Letztlich ist die Entscheidung darüber, ob ein Wahrnehmungsvertrag mit der VG Wort (oder einer anderen Verwertungsgesellschaft) geschlossen wird, natürlich die individuelle Entscheidung einer jeden forschenden bzw. publizierenden Person. Unabhängig davon ist es aber sicherlich sinnvoll, sich vorher genauer damit auseinanderzusetzen, welche Hintergründe dem Ausschüttungsverfahren zugrunde liegen.
Zusammenfassung
Die Veröffentlichung von Open-Access-Publikationen – auch nach dem Verständnis der Berliner Erklärung – ist mit einem bestehenden Wahrnehmungsvertrag bei der VG Wort vereinbar. Grundsätzliche rechtliche Konflikte kommen praktisch nicht vor und lassen sich rechtssicher ausschließen. Zudem sieht die VG Wort nach eigener Aussage keine Probleme bei der gleichzeitigen Wahrnehmung von ausschließlich an sie eingeräumten Nutzungsrechten und frei zugänglichen und nachnutzbaren wissenschaftlichen Textpublikationen und schließt auch eine Teilnahme am Melde- und Ausschüttungsverfahren nicht aus.

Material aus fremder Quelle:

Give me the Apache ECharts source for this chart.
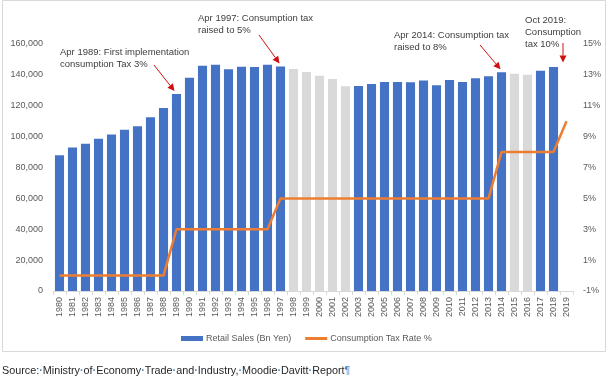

Die an die VG Wort eingeräumten Nutzungsrechte lassen sich – weil sie exklusiv eingeräumt werden – nur ein einziges Mal übertragen. Eine spätere Übertragung derselben Rechte, z. B. an einen Verlag, wie es für den Abschluss eines Verlagsvertrags notwendig ist, ist somit praktisch eigentlich nicht mehr möglich. Üblicherweise haben auch keine der beteiligten Seiten ein Interesse daran, diese Lücke zu beanstanden. Dennoch sollten Autor*innen im Falle eines Vertragsabschlusses abwägen, ob die einhergehenden Rechtsunsicherheiten hinnehmbar sind.
Über diesen Text:
Dieser Text ist eine erweiterte und redaktionell leicht angepasste Fassung einer Handreichung von Berlin Universities Publishing (BerlinUP), die Robert Wiese und Marc Lange in Zusammenarbeit mit iRights.info erarbeitet haben.
Zu den Autoren:
Robert Wiese ist Mitarbeiter an der Universitätsbibliothek der Technischen Universität Berlin in der Abteilung Publikationsdienste. Bei Berlin Universities Publishing leitet er die Verlagssparte Bücher und ist in der Beratung zu Themen des wissenschaftlichen Publizierens tätig.
Marc Lange war bis 2023 Referent für Open Access an der Universitätsbibliothek der Humboldt-Universität zu Berlin und leitete bei Berlin Universities Publishing die Verlagssparte Beratung (ORCID).